• [EXTRACTED DATA]:
···

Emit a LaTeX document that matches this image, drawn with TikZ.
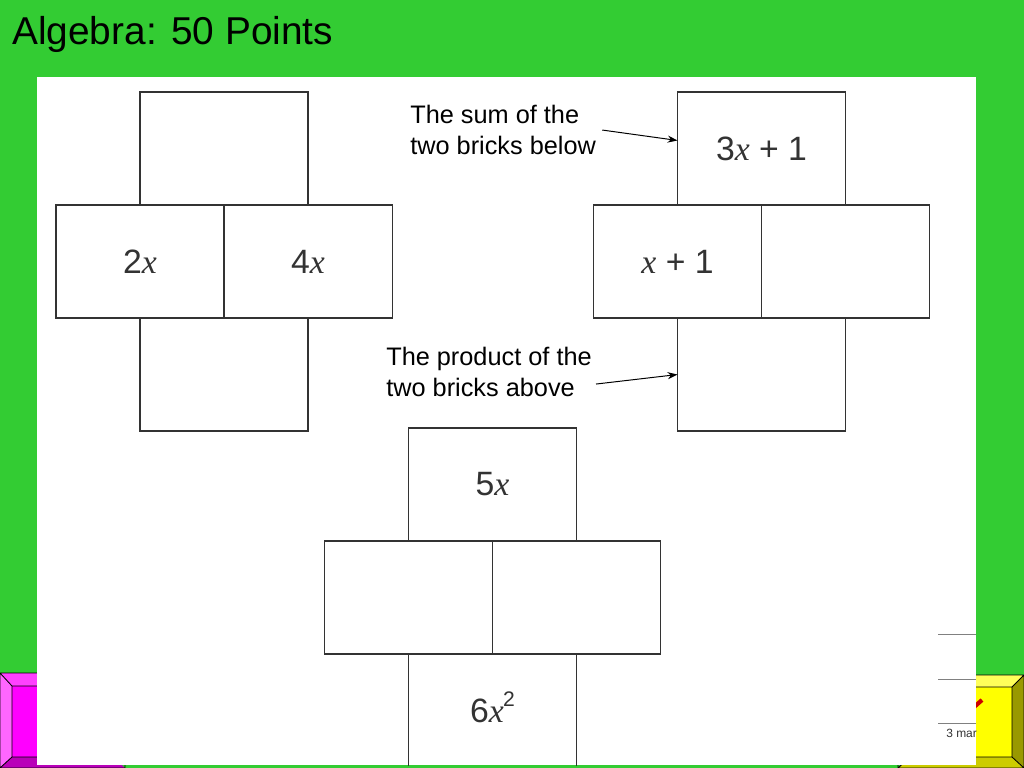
\documentclass[tikz,border=0pt]{standalone}
\usepackage{fontspec}
\setmainfont{Liberation Sans}
\newfontfamily\serifx{Liberation Serif}
\newcommand{\vx}{{\serifx\itshape x}}
\usetikzlibrary{positioning,arrows.meta}
\definecolor{slidegreen}{RGB}{51,204,51}
\definecolor{brickgrey}{RGB}{51,51,51}
\definecolor{magtop}{RGB}{255,64,255}
\definecolor{magleft}{RGB}{255,102,255}
\definecolor{magmid}{RGB}{255,0,255}
\definecolor{magbot}{RGB}{185,0,185}
\definecolor{yeltop}{RGB}{255,255,90}
\definecolor{yelmid}{RGB}{255,255,0}
\definecolor{yelright}{RGB}{153,153,0}
\definecolor{yelbot}{RGB}{204,204,0}
\tikzset{
  brick/.style = {draw=brickgrey, line width=0.8pt, minimum width=4.2cm, minimum height=2.825cm,
    inner sep=0pt, outer sep=0pt, text=brickgrey, font=\fontsize{24}{28}\selectfont},
  note/.style = {align=left, inner sep=0pt, font=\fontsize{18}{22}\selectfont},% labels beside the bricks
}
\begin{document}
\begin{tikzpicture}[x=0.025cm,y=-0.025cm,node distance=0pt,>={Stealth[length=7pt,width=5pt]}]
\fill[slidegreen] (0,0) rectangle (1024,768);
\useasboundingbox (0,0) rectangle (1024,768);
\node[anchor=base west, inner sep=0pt, font=\fontsize{27.6}{33}\selectfont] (title) at (12,45) {Algebra: 50 Points};
% magenta button
\fill[magtop] (0,673) -- (125,673) -- (113,686) -- (12,686) -- cycle;
\fill[magleft] (0,673) -- (12,686) -- (12,757) -- (0,768) -- cycle;
\fill[magbot] (0,768) -- (12,757) -- (113,757) -- (125,768) -- cycle;
\fill[magmid] (12,686) rectangle (113,757);
\draw[line width=0.6pt] (0,673) rectangle (125,768) (12,686) rectangle (113,757)
  (0,673) -- (12,686) (0,768) -- (12,757);
% yellow button
\fill[yeltop] (898,675) -- (1024,675) -- (1012,687) -- (910,687) -- cycle;
\fill[yelright] (1024,675) -- (1012,687) -- (1012,757) -- (1024,768) -- cycle;
\fill[yelbot] (898,768) -- (910,757) -- (1012,757) -- (1024,768) -- cycle;
\fill[yelmid] (910,687) rectangle (1012,757);
\draw[line width=0.6pt] (898,675) rectangle (1024,768) (910,687) rectangle (1012,757)
  (1024,675) -- (1012,687) (1024,768) -- (1012,757) (898,768) -- (910,757);
\draw[red!80!black, line width=3pt] (966,714) -- (982,700);
% white sheet
\fill[white] (37,77) rectangle (976,765);
\begin{scope}
\clip (37,77) rectangle (976,765);
\node[brick] (a2) at (140,261.5) {2\vx};
\node[brick, right=0 of a2] (a3) {4\vx};
\node[brick, above=0 of a2.north east] (a1) {};
\node[brick, below=0 of a2.south east] (a4) {};

\node[brick] (b2) at (677.5,261.5) {\vx{} + 1};
\node[brick, right=0 of b2] (b3) {};
\node[brick, above=0 of b2.north east] (b1) {3\vx{} + 1};
\node[brick, below=0 of b2.south east] (b4) {};

\node[brick] (c2) at (408.5,597.5) {};
\node[brick, right=0 of c2] (c3) {};
\node[brick, above=0 of c2.north east] (c1) {5\vx};
\node[brick, below=0 of c2.south east] (c4) {6\vx\kern-0.5pt\raisebox{0.85ex}[0pt][0pt]{\fontsize{15}{18}\selectfont 2}};

\draw[gray, line width=0.7pt] (938,634) -- (976,634) (938,679) -- (976,679) (938,723) -- (976,723);
\node[anchor=base west, inner sep=0pt, text=brickgrey, font=\fontsize{8.5}{10}\selectfont] (marks) at (946,737) {3 marks};
\end{scope}
\node[note, anchor=north west] (lab1) at (410,105) {The sum of the\\two bricks below};
\node[note, anchor=north west] (lab2) at (386,347) {The product of the\\two bricks above};
\draw[->, line width=0.7pt] ([xshift=1.5mm]lab1.east) -- ([yshift=2mm]b1.west);
\draw[->, line width=0.7pt] ([xshift=1mm,yshift=-3mm]lab2.east) -- (b4.west);
\end{tikzpicture}
\end{document}
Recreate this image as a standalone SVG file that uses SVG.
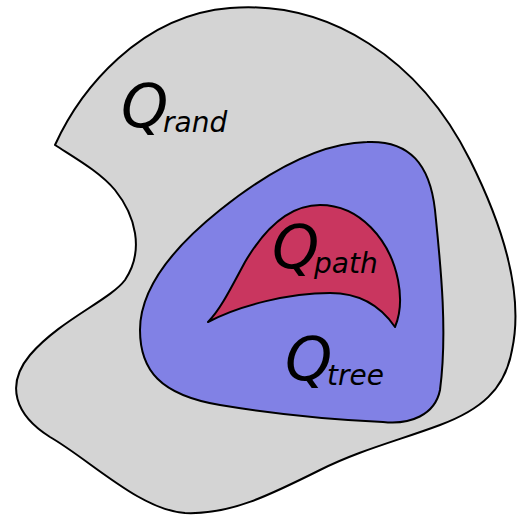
<svg xmlns="http://www.w3.org/2000/svg" width="518" height="515" viewBox="0 0 518 515">
<style>
.s{stroke:#000;stroke-width:2;stroke-linejoin:round}
.q{font-family:"DejaVu Sans",sans-serif;font-style:italic;fill:#000}
.big{font-size:60px}
.sub{font-size:28px}
</style>
<rect width="518" height="515" fill="#fff"/>
<g id="rand">
<path class="s" fill="#d4d4d4" d="M 55,145 C 80,90 140,15 230,8 C 330,0 420,60 470,160 C 500,220 525,290 512,350 C 505,390 480,410 440,425 C 400,440 360,450 320,470 C 270,495 230,515 185,513 C 140,510 90,460 50,437 C 15,415 5,385 30,355 C 60,320 110,300 125,280 C 145,250 135,215 115,190 C 100,172 75,158 55,145 Z"/>
<text class="q" x="121" y="127"><tspan class="big">Q</tspan><tspan class="sub" x="163" y="132">rand</tspan></text>
</g>
<g id="tree">
<path class="s" fill="#8181e5" d="M 367,142 C 410,140 430,165 435,210 C 440,260 448,330 440,390 C 435,415 410,425 383,422 C 340,420 280,415 220,405 C 160,395 140,370 140,330 C 140,290 170,250 220,210 C 270,170 320,143 367,142 Z"/>
<text class="q" x="285" y="380"><tspan class="big">Q</tspan><tspan class="sub" x="327" y="385">tree</tspan></text>
</g>
<g id="path">
<path class="s" fill="#c9365f" d="M 208,322 C 220,310 230,290 245,262 C 265,228 290,205 320,205 C 360,205 390,240 398,280 C 402,300 400,315 395,327 C 380,305 360,293 330,293 C 290,293 240,305 208,322 Z"/>
<text class="q" x="272" y="268"><tspan class="big">Q</tspan><tspan class="sub" x="314" y="273">path</tspan></text>
</g>
</svg>
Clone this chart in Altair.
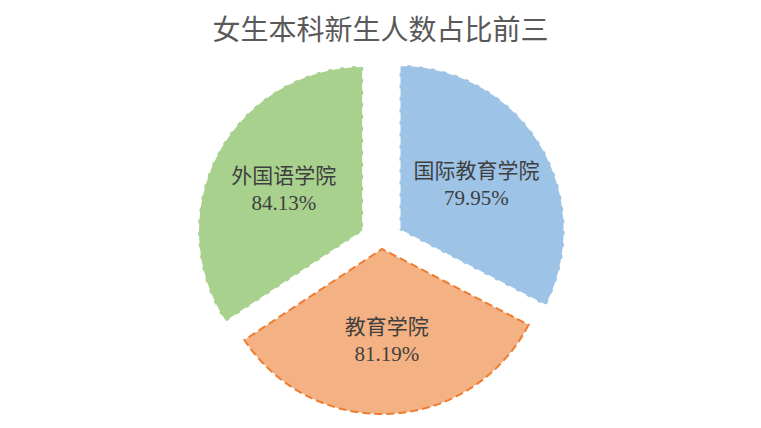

···

• [DIRECTIONS]: Give every record again exactly, apart from the pictures, which stay out.

• [TASK RESULT]:
Emit a LaTeX document that matches this image, drawn with TikZ.
\documentclass[tikz,border=0pt]{standalone}
\usepackage{fontspec}
\setmainfont{Liberation Sans}
\newfontfamily\serifx{Liberation Serif}
\newcommand{\vx}{{\serifx\itshape x}}
\usetikzlibrary{positioning,arrows.meta}
\definecolor{slidegreen}{RGB}{51,204,51}
\definecolor{brickgrey}{RGB}{51,51,51}
\definecolor{magtop}{RGB}{255,64,255}
\definecolor{magleft}{RGB}{255,102,255}
\definecolor{magmid}{RGB}{255,0,255}
\definecolor{magbot}{RGB}{185,0,185}
\definecolor{yeltop}{RGB}{255,255,90}
\definecolor{yelmid}{RGB}{255,255,0}
\definecolor{yelright}{RGB}{153,153,0}
\definecolor{yelbot}{RGB}{204,204,0}
\tikzset{
  brick/.style = {draw=brickgrey, line width=0.8pt, minimum width=4.2cm, minimum height=2.825cm,
    inner sep=0pt, outer sep=0pt, text=brickgrey, font=\fontsize{24}{28}\selectfont},
  note/.style = {align=left, inner sep=0pt, font=\fontsize{18}{22}\selectfont},% labels beside the bricks
}
\begin{document}
\begin{tikzpicture}[x=0.025cm,y=-0.025cm,node distance=0pt,>={Stealth[length=7pt,width=5pt]}]
\fill[slidegreen] (0,0) rectangle (1024,768);
\useasboundingbox (0,0) rectangle (1024,768);
\node[anchor=base west, inner sep=0pt, font=\fontsize{27.6}{33}\selectfont] (title) at (12,45) {Algebra: 50 Points};
% magenta button
\fill[magtop] (0,673) -- (125,673) -- (113,686) -- (12,686) -- cycle;
\fill[magleft] (0,673) -- (12,686) -- (12,757) -- (0,768) -- cycle;
\fill[magbot] (0,768) -- (12,757) -- (113,757) -- (125,768) -- cycle;
\fill[magmid] (12,686) rectangle (113,757);
\draw[line width=0.6pt] (0,673) rectangle (125,768) (12,686) rectangle (113,757)
  (0,673) -- (12,686) (0,768) -- (12,757);
% yellow button
\fill[yeltop] (898,675) -- (1024,675) -- (1012,687) -- (910,687) -- cycle;
\fill[yelright] (1024,675) -- (1012,687) -- (1012,757) -- (1024,768) -- cycle;
\fill[yelbot] (898,768) -- (910,757) -- (1012,757) -- (1024,768) -- cycle;
\fill[yelmid] (910,687) rectangle (1012,757);
\draw[line width=0.6pt] (898,675) rectangle (1024,768) (910,687) rectangle (1012,757)
  (1024,675) -- (1012,687) (1024,768) -- (1012,757) (898,768) -- (910,757);
\draw[red!80!black, line width=3pt] (966,714) -- (982,700);
% white sheet
\fill[white] (37,77) rectangle (976,765);
\begin{scope}
\clip (37,77) rectangle (976,765);
\node[brick] (a2) at (140,261.5) {2\vx};
\node[brick, right=0 of a2] (a3) {4\vx};
\node[brick, above=0 of a2.north east] (a1) {};
\node[brick, below=0 of a2.south east] (a4) {};

\node[brick] (b2) at (677.5,261.5) {\vx{} + 1};
\node[brick, right=0 of b2] (b3) {};
\node[brick, above=0 of b2.north east] (b1) {3\vx{} + 1};
\node[brick, below=0 of b2.south east] (b4) {};

\node[brick] (c2) at (408.5,597.5) {};
\node[brick, right=0 of c2] (c3) {};
\node[brick, above=0 of c2.north east] (c1) {5\vx};
\node[brick, below=0 of c2.south east] (c4) {6\vx\kern-0.5pt\raisebox{0.85ex}[0pt][0pt]{\fontsize{15}{18}\selectfont 2}};

\draw[gray, line width=0.7pt] (938,634) -- (976,634) (938,679) -- (976,679) (938,723) -- (976,723);
\node[anchor=base west, inner sep=0pt, text=brickgrey, font=\fontsize{8.5}{10}\selectfont] (marks) at (946,737) {3 marks};
\end{scope}
\node[note, anchor=north west] (lab1) at (410,105) {The sum of the\\two bricks below};
\node[note, anchor=north west] (lab2) at (386,347) {The product of the\\two bricks above};
\draw[->, line width=0.7pt] ([xshift=1.5mm]lab1.east) -- ([yshift=2mm]b1.west);
\draw[->, line width=0.7pt] ([xshift=1mm,yshift=-3mm]lab2.east) -- (b4.west);
\end{tikzpicture}
\end{document}
Recreate this image as a standalone SVG file that uses SVG.
<svg xmlns="http://www.w3.org/2000/svg" width="518" height="515" viewBox="0 0 518 515">
<style>
.s{stroke:#000;stroke-width:2;stroke-linejoin:round}
.q{font-family:"DejaVu Sans",sans-serif;font-style:italic;fill:#000}
.big{font-size:60px}
.sub{font-size:28px}
</style>
<rect width="518" height="515" fill="#fff"/>
<g id="rand">
<path class="s" fill="#d4d4d4" d="M 55,145 C 80,90 140,15 230,8 C 330,0 420,60 470,160 C 500,220 525,290 512,350 C 505,390 480,410 440,425 C 400,440 360,450 320,470 C 270,495 230,515 185,513 C 140,510 90,460 50,437 C 15,415 5,385 30,355 C 60,320 110,300 125,280 C 145,250 135,215 115,190 C 100,172 75,158 55,145 Z"/>
<text class="q" x="121" y="127"><tspan class="big">Q</tspan><tspan class="sub" x="163" y="132">rand</tspan></text>
</g>
<g id="tree">
<path class="s" fill="#8181e5" d="M 367,142 C 410,140 430,165 435,210 C 440,260 448,330 440,390 C 435,415 410,425 383,422 C 340,420 280,415 220,405 C 160,395 140,370 140,330 C 140,290 170,250 220,210 C 270,170 320,143 367,142 Z"/>
<text class="q" x="285" y="380"><tspan class="big">Q</tspan><tspan class="sub" x="327" y="385">tree</tspan></text>
</g>
<g id="path">
<path class="s" fill="#c9365f" d="M 208,322 C 220,310 230,290 245,262 C 265,228 290,205 320,205 C 360,205 390,240 398,280 C 402,300 400,315 395,327 C 380,305 360,293 330,293 C 290,293 240,305 208,322 Z"/>
<text class="q" x="272" y="268"><tspan class="big">Q</tspan><tspan class="sub" x="314" y="273">path</tspan></text>
</g>
</svg>
Clone this chart in Altair.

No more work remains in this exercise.